Well… that book of knowledge is nothing compared to experience. I had to deal with Death last week. Two people, I knew, passed away. The first was a friend of mine… we weren’t like really-really tight, but I knew him well enough to shed a tear during his service. A couple of hours before his passing… we were at a party. And although I didn’t see him on a consistent basis… it was good to see him again (along with all the other faces that I missed seeing). When I left the party (Sunday [Early] Morning), I told him I’d see him again… figured it would be a while because I’m here at school… pretty much took it for granted. Little did I know… the next time I would see him… he would be in his casket. He passed away only a few hours after I left the party… something happened on his way home (not going to get into the details, it’s not the place for that). Not to over shadow my friend’s passing… my friend’s (different person) father passed away Monday morning. His father and I weren’t buddy-buddy, but he always asked how I was doing… and those things that adults say to students but it was different from when everyone else said it… he was always sincere… always wanted me to work hard… he will be missed. Both individuals were very young in age… it just doesn’t seem right to say something like that. I mean it’s really not nice to say something like if you’re eighty… you’re expendable… you can pass away then. But it was just unnatural for them to pass away at their ages… it just doesn’t fit right.
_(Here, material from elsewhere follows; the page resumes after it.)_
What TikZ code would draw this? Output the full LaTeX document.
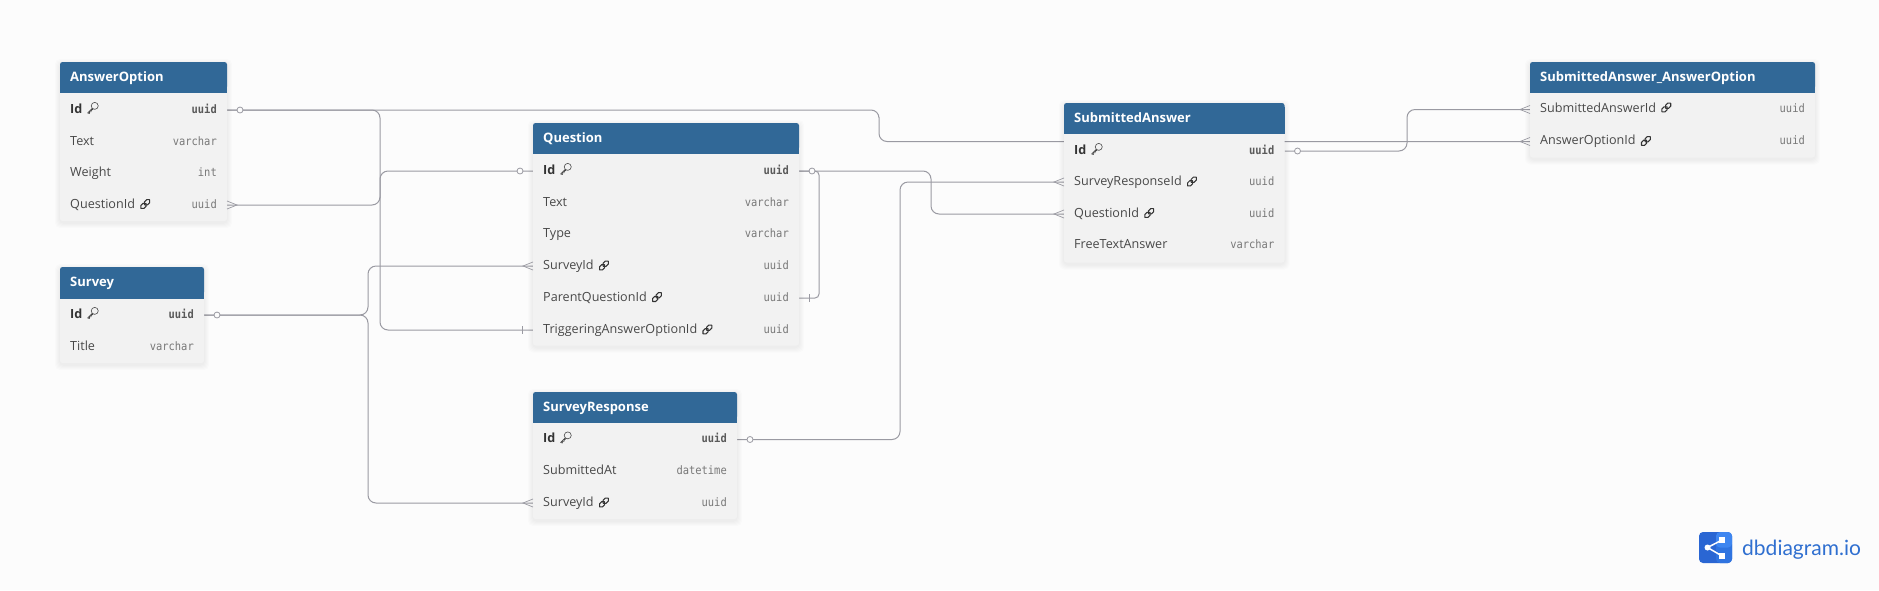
\documentclass[tikz,border=0pt]{standalone}
\usepackage{fontspec}
\setmainfont{Open Sans}
\newfontfamily\typefont{DejaVu Sans Mono}[FakeStretch=0.9]
\newfontfamily\logofont{Lato}
\usetikzlibrary{calc}
\definecolor{pagebg}{HTML}{FCFCFC}
\definecolor{hdrblue}{HTML}{316897}
\definecolor{rowbg}{HTML}{F2F2F2}
\definecolor{relline}{HTML}{9A9AA2}
\definecolor{fieldcol}{HTML}{484848}
\definecolor{pkcol}{HTML}{333333}
\definecolor{typecol}{HTML}{787878}
\definecolor{pktype}{HTML}{5A5A5A}
\definecolor{logoblue}{HTML}{2F6FD0}
\definecolor{logoleft}{HTML}{2A66D3}
\definecolor{logotr}{HTML}{3E86F0}
\definecolor{logobr}{HTML}{2F74E0}
\pgfdeclarelayer{under}
\pgfsetlayers{under,main}
\tikzset{
  x=1pt,y=-1pt,
  tablebody/.style={fill=rowbg,rounded corners=2.5pt,inner sep=0pt,outer sep=0pt,anchor=north west},
  rowbox/.style={inner sep=0pt,outer sep=0pt,minimum height=31.5pt,anchor=west},
  titletxt/.style={font=\bfseries\fontsize{13}{15}\selectfont,text=white,inner sep=0pt,anchor=base west},
  fieldtxt/.style={font=\fontsize{12.6}{15}\selectfont,text=fieldcol,inner sep=0pt,anchor=base west},
  pkfield/.style={font=\bfseries\fontsize{12.6}{15}\selectfont,text=pkcol,inner sep=0pt,anchor=base west},
  typetxt/.style={font=\typefont\fontsize{11.6}{13}\selectfont,text=typecol,inner sep=0pt,anchor=base east},
  pktypetxt/.style={font=\typefont\bfseries\fontsize{11.6}{13}\selectfont,text=pktype,inner sep=0pt,anchor=base east},
  rel/.style={draw=relline,line width=1pt,rounded corners=8pt},
  selfrel/.style={rel,rounded corners=4pt},
  relmark/.style={draw=relline,line width=0.7pt},
  zeroring/.style={circle,draw=relline,fill=pagebg,line width=0.8pt,minimum size=6pt,inner sep=0pt},
  keyicon/.pic={
    \draw[draw=fieldcol,line width=0.6pt] (2.2,-2.2) circle[radius=3.5];
    \draw[draw=fieldcol,line width=0.6pt,line join=round] (-0.3,0.3) -- (-5,5) -- (-3,5.4) -- (-3,3.8) -- (-1.4,3.8) -- (-1.4,2.6) -- (0.6,1);
  },
  linkicon/.pic={
    \draw[draw=pkcol,line width=1.05pt,rounded corners=1.9pt,rotate=45] (-6,-2.1) rectangle (0.9,2.1);
    \draw[draw=pkcol,line width=1.05pt,rounded corners=1.9pt,rotate=45] (-0.9,-2.1) rectangle (6,2.1);
  },
}
% name, x0, x1, top, header bottom, body bottom, title
\newcommand{\dbtable}[7]{%
  \pgfmathsetmacro\tw{#3-#2}\pgfmathsetmacro\th{#6-#4}%
  \foreach \g in {1,2,3,4,5}{\fill[black,opacity=0.012,rounded corners=5pt] (#2-\g,#4-\g+2) rectangle (#3+\g,#6+\g+2);}%
  \node[tablebody,minimum width=\tw pt,minimum height=\th pt] (#1) at (#2,#4) {};
  \fill[hdrblue,rounded corners=2.5pt] (#2,#4) rectangle (#3,#5-4);
  \fill[hdrblue] (#2,#4+4) rectangle (#3,#5);
  \node[titletxt] (#1-title) at (#2+10,#4+19) {#7};
}
% name, x0, x1, y, label style, label, type style, type
\newcommand{\dbrow}[8]{%
  \pgfmathsetmacro\rw{#3-#2}%
  \node[rowbox,minimum width=\rw pt] (#1) at (#2,#4) {};
  \node[#5] (#1-l) at (#2+10,#4+3.3) {#6};
  \node[#7] (#1-t) at (#3-10,#4+3.3) {#8};
}
\newcommand{\pkrow}[6]{\dbrow{#1}{#2}{#3}{#4}{pkfield}{#5}{pktypetxt}{#6}\pic at ([xshift=10pt,yshift=0.5pt]#1-l.east) {keyicon};}
\newcommand{\fkrow}[6]{\dbrow{#1}{#2}{#3}{#4}{fieldtxt}{#5}{typetxt}{#6}\pic at ([xshift=10pt,yshift=0.5pt]#1-l.east) {linkicon};}
\newcommand{\plainrow}[6]{\dbrow{#1}{#2}{#3}{#4}{fieldtxt}{#5}{typetxt}{#6}}
% markers on the line ends
\newcommand{\ringE}[1]{\node[zeroring] (#1-ring) at ([xshift=13pt]#1.east) {};}
\newcommand{\ringW}[1]{\node[zeroring] (#1-ring) at ([xshift=-13pt]#1.west) {};}
\newcommand{\crowW}[1]{\draw[relmark] ([yshift=4pt]#1.west) -- ([xshift=-10pt]#1.west) -- ([yshift=-4pt]#1.west);}
\newcommand{\crowE}[1]{\draw[relmark] ([yshift=4pt]#1.east) -- ([xshift=10pt]#1.east) -- ([yshift=-4pt]#1.east);}
\newcommand{\tickW}[1]{\draw[relmark] ([xshift=-11pt,yshift=4pt]#1.west) -- ([xshift=-11pt,yshift=-4pt]#1.west);}
\newcommand{\tickE}[1]{\draw[relmark] ([xshift=10pt,yshift=4pt]#1.east) -- ([xshift=10pt,yshift=-4pt]#1.east);}
\begin{document}
\begin{tikzpicture}
\useasboundingbox (0,0) rectangle (1879,590);
\begin{pgfonlayer}{under}
  \fill[pagebg] (0,0) rectangle (1879,590);
\end{pgfonlayer}

% AnswerOption
\dbtable{ao}{60}{227}{62}{93}{221}{AnswerOption}
\pkrow{aoid}{60}{227}{110}{Id}{uuid}
\plainrow{aotext}{60}{227}{142}{Text}{varchar}
\plainrow{aoweight}{60}{227}{173.5}{Weight}{int}
\fkrow{aoqid}{60}{227}{205}{QuestionId}{uuid}

% Survey
\dbtable{sv}{60}{204}{267}{298.5}{363}{Survey}
\pkrow{svid}{60}{204}{315}{Id}{uuid}
\plainrow{svtitle}{60}{204}{347}{Title}{varchar}

% Question
\dbtable{qu}{533}{799}{123}{154}{345.5}{Question}
\pkrow{quid}{533}{799}{171}{Id}{uuid}
\plainrow{qutext}{533}{799}{202.8}{Text}{varchar}
\plainrow{qutype}{533}{799}{234.6}{Type}{varchar}
\fkrow{qusv}{533}{799}{266}{SurveyId}{uuid}
\fkrow{qupar}{533}{799}{298}{ParentQuestionId}{uuid}
\fkrow{qutrig}{533}{799}{330}{TriggeringAnswerOptionId}{uuid}

% SurveyResponse
\dbtable{sr}{533}{737}{392}{423}{519}{SurveyResponse}
\pkrow{srid}{533}{737}{439.5}{Id}{uuid}
\plainrow{srat}{533}{737}{471.5}{SubmittedAt}{datetime}
\fkrow{srsv}{533}{737}{503}{SurveyId}{uuid}

% SubmittedAnswer
\dbtable{sa}{1064}{1284.5}{103}{134}{262.5}{SubmittedAnswer}
\pkrow{said}{1064}{1284.5}{151}{Id}{uuid}
\fkrow{sasr}{1064}{1284.5}{182}{SurveyResponseId}{uuid}
\fkrow{saq}{1064}{1284.5}{214}{QuestionId}{uuid}
\plainrow{safree}{1064}{1284.5}{245.5}{FreeTextAnswer}{varchar}

% SubmittedAnswer_AnswerOption
\dbtable{sx}{1530}{1815}{62}{93}{157.5}{SubmittedAnswer\_AnswerOption}
\fkrow{sxsa}{1530}{1815}{109.5}{SubmittedAnswerId}{uuid}
\fkrow{sxao}{1530}{1815}{141.5}{AnswerOptionId}{uuid}

% routing channels
\coordinate (ch-ao-sx) at (879,125);
\coordinate (ch-ao-qu) at (380,220);
\coordinate (ch-qu-ao) at (380,190);
\coordinate (ch-sv-up) at (368,290);
\coordinate (ch-sv-dn) at (368,400);
\coordinate (ch-self) at (819,230);
\coordinate (ch-qu-sa) at (931,190);
\coordinate (ch-sr) at (900,300);
\coordinate (ch-sa-sx) at (1407,130);

\begin{pgfonlayer}{under}
  \draw[rel] (aoid.east) -| (ch-ao-sx) |- (sxao.west);
  \draw[rel] (aoid.east) -| (ch-ao-qu) |- (qutrig.west);
  \draw[rel] (aoqid.east) -| (ch-qu-ao) |- (quid.west);
  \draw[rel] (svid.east) -| (ch-sv-up) |- (qusv.west);
  \draw[rel] (svid.east) -| (ch-sv-dn) |- (srsv.west);
  \draw[selfrel] (quid.east) -| (ch-self) |- (qupar.east);
  \draw[rel] (quid.east) -| (ch-qu-sa) |- (saq.west);
  \draw[rel] (srid.east) -| (ch-sr) |- (sasr.west);
  \draw[rel] (said.east) -| (ch-sa-sx) |- (sxsa.west);
\end{pgfonlayer}

\ringE{aoid}\ringE{svid}\ringE{quid}\ringE{srid}\ringE{said}\ringW{quid}
\crowE{aoqid}\crowW{qusv}\crowW{srsv}\crowW{sasr}\crowW{saq}\crowW{sxsa}\crowW{sxao}
\tickW{qutrig}\tickE{qupar}

% logo
\node[inner sep=0pt,anchor=base west,text=logoblue,font=\logofont\fontsize{21}{24}\selectfont] (logo) at (1742,555) {dbdiagram.io};
\fill[logoleft,rounded corners=4pt] (1699,532) rectangle (1732,563);
\fill[logobr,rounded corners=4pt] (1716,540) rectangle (1732,563);
\fill[logotr,rounded corners=4pt] (1716,532) rectangle (1732,547.5);
\fill[logobr] (1716,547.5) rectangle (1728,552);
\coordinate (lg-a) at (1707.5,547.5);
\coordinate (lg-b) at (1722,540);
\coordinate (lg-c) at (1722,556);
\draw[white,line width=1.5pt] (lg-b) -- (lg-a) -- (lg-c);
\fill[white] (lg-a) circle[radius=3];
\fill[white] ($(lg-b)+(-2.6,-2.6)$) rectangle ($(lg-b)+(2.6,2.6)$);
\fill[white] ($(lg-c)+(-2.6,-2.6)$) rectangle ($(lg-c)+(2.6,2.6)$);
\end{tikzpicture}
\end{document}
Death came to our circle of friends twice… I know that each one of us took it very differently. In our group, it was just a different bond for everyone… so obviously it’s going to be different for everyone. That leads to the question… what is the meaning of life. I believe it is to fulfill a purpose… ya really don’t even have to realize what the purpose is… I think it gets completed and then ya pass away. This answer solves that whole question about time… why we pass away when we do? But raises a bigger question… if we all have a purpose… what’s the point of the human race as a whole? Progress? What’s the point of progress when there isn’t going to be life forever? My Death professor made that comment to me… the more knowledge we attain, the more questions we have. I still stand by my idea that our purpose of life is to fulfill our purpose, whatever it may be. Whatever our purpose is… we (as a human race) will progress… what happens after that… I really haven’t thought about it… I’m sure I’ll get back on that subject sometime soon… hopefully… Well as it would seem… it’s late… and I’ve run out of things to say… but I know there was more… I know I’ll revisit this subject again… maybe progress will be made…

1 comment:

Anonymous said...

I don't understand why people would want to believe that we don't have a reason to be here. That's rather pessimistic and lessens the worth of life. And to say that it's being real, well if you mean nothing in life then why don't they just drop dead now?